Shares of Walgreens Boots Aliance (WBA -0.62%) fell as much as 10% earlier this week, according to data provided by S&P Global Market Intelligence, then settled down 4% as of Friday's close after a historic dividend cut overshadowed reasonably solid quarterly results from the drugstore chain.

On Walgreens' "challenging retail trends," tax headwinds

Indeed, Walgreens shares fell nearly 12% on Thursday alone following the release of its slightly stronger-than-expected fiscal first-quarter 2024 results. The company's quarterly revenue grew 10% year over year, to $36.7 billion, while its adjusted (non-GAAP) earnings simultaneously declined more than 43% to to $571 million, or $0.66 per share.

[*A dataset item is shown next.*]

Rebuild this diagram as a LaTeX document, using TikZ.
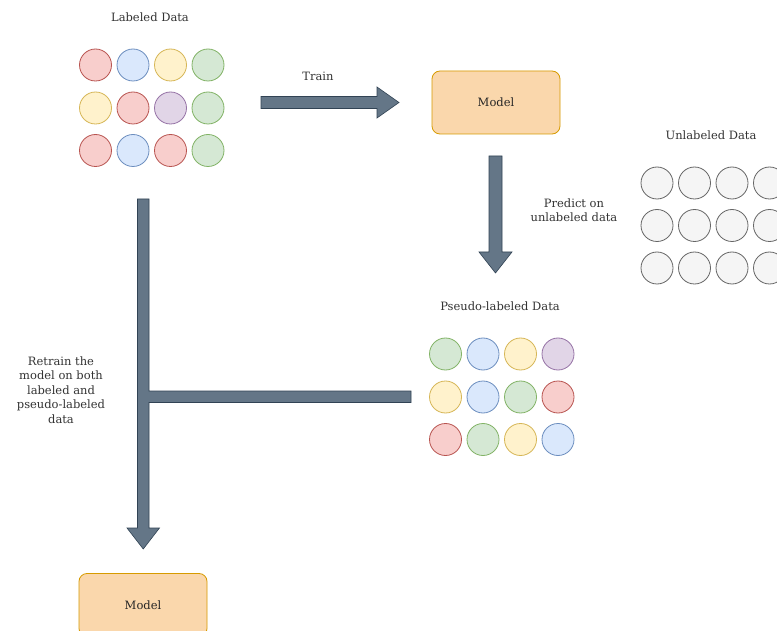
\documentclass[tikz,border=0pt]{standalone}
\usepackage{fontspec}
\setmainfont{DejaVu Serif}
\begin{document}
\begin{tikzpicture}[x=1pt,y=-1pt,
  lbl/.style={font=\fontsize{11.5}{14.5}\selectfont, text=black!80, align=center},
  dot/.style={circle, minimum size=32pt, inner sep=0pt, line width=0.8pt},
  modelbox/.style={rectangle, rounded corners=8pt, minimum width=128pt, minimum height=63pt, line width=0.8pt, font=\fontsize{11.5}{14}\selectfont, text=black!85}
]
\definecolor{rf}{HTML}{F8CECC}\definecolor{rs}{HTML}{B85450}
\definecolor{bf}{HTML}{DAE8FC}\definecolor{bs}{HTML}{6C8EBF}
\definecolor{yf}{HTML}{FFF2CC}\definecolor{ys}{HTML}{D6B656}
\definecolor{gf}{HTML}{D5E8D4}\definecolor{gs}{HTML}{82B366}
\definecolor{pf}{HTML}{E1D5E7}\definecolor{ps}{HTML}{9673A6}
\definecolor{wf}{HTML}{F5F5F5}\definecolor{ws}{HTML}{666666}
\definecolor{of}{HTML}{FAD7AC}\definecolor{os}{HTML}{D79B00}
\definecolor{af}{HTML}{647687}\definecolor{as}{HTML}{314354}
\tikzset{
  cr/.style={dot, fill=rf, draw=rs},
  cb/.style={dot, fill=bf, draw=bs},
  cy/.style={dot, fill=yf, draw=ys},
  cg/.style={dot, fill=gf, draw=gs},
  cp/.style={dot, fill=pf, draw=ps},
  cw/.style={dot, fill=wf, draw=ws},
  modelbox/.append style={fill=of, draw=os},
  blockarrow/.style={fill=af, draw=as, line width=0.6pt, line join=miter}
}
\useasboundingbox (0,0) rectangle (777,631);
\clip (0,0) rectangle (777,631);
\fill[white] (0,0) rectangle (777,631);

% Labeled data
\node[lbl] (tl) at (150,17) {Labeled Data};
\foreach \s [count=\i] in {cr,cb,cy,cg}
  \node[\s] (l1\i) at ({95.5+37.5*(\i-1)},65) {};
\foreach \s [count=\i] in {cy,cr,cp,cg}
  \node[\s] (l2\i) at ({95.5+37.5*(\i-1)},108) {};
\foreach \s [count=\i] in {cr,cb,cr,cg}
  \node[\s] (l3\i) at ({95.5+37.5*(\i-1)},150.5) {};

% Models
\node[modelbox] (m1) at (496,102.5) {Model};
\node[modelbox] (m2) at (143,605) {Model};

% Unlabeled data
\node[lbl] (tu) at (711,135) {Unlabeled Data};
\foreach \r/\y in {1/183,2/225.5,3/268}
  \foreach \i in {1,2,3,4}
    \node[cw] (u\r\i) at ({657+37.5*(\i-1)},\y) {};

% Pseudo-labeled data
\node[lbl] (tp) at (500,306) {Pseudo-labeled Data};
\foreach \s [count=\i] in {cg,cb,cy,cp}
  \node[\s] (p1\i) at ({445.5+37.5*(\i-1)},354) {};
\foreach \s [count=\i] in {cy,cb,cg,cr}
  \node[\s] (p2\i) at ({445.5+37.5*(\i-1)},397) {};
\foreach \s [count=\i] in {cr,cg,cy,cb}
  \node[\s] (p3\i) at ({445.5+37.5*(\i-1)},439.5) {};

% Train arrow
\draw[blockarrow] (261,96.5) -- (377,96.5) -- (377,87) -- (399,102.5) -- (377,118) -- (377,108.5) -- (261,108.5) -- cycle;
\node[lbl] (ttrain) at (318,76) {Train};

% Predict arrow
\draw[blockarrow] (489,156) -- (502,156) -- (502,252) -- (512,252) -- (495.5,273) -- (479,252) -- (489,252) -- cycle;
\node[lbl] (tpred) at (574,210) {Predict on\\unlabeled data};

% Retrain arrow (T shape)
\draw[blockarrow] (137.5,199) -- (149,199) -- (149,391) -- (411,391) -- (411,402.5) -- (149,402.5) -- (149,528) -- (159.5,528) -- (143.25,549) -- (127,528) -- (137.5,528) -- cycle;
\node[lbl] (tret) at (61,390) {Retrain the\\model on both\\labeled and\\pseudo-labeled\\data};
\end{tikzpicture}
\end{document}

Management blamed the contracting earnings on "challenging retail market trends in the U.S.," as well as a 21 percentage-point headwind from higher taxes. Even so, both the top and bottom lines arrived above Wall Street's consensus estimates for earnings of $0.61 per share on lower revenue of $34.9 billion.

Ending a 47-year streak of dividend increases

More concerning to investors, however, was Walgreens' decision to lower its quarterly dividend payout by 48% to $0.25 per share. That's hardly a surprising move considering its steep earnings contraction over the past year. But it's especially noteworthy as the company had previously increased its dividend payments for each of the past 47 years.

In the end, it's hard to blame Walgreens' management for what appears to be an astute move to align capital disbursements to the company's underlying earnings trends. But it's also no surprise to see the stock pulling back in response to the news.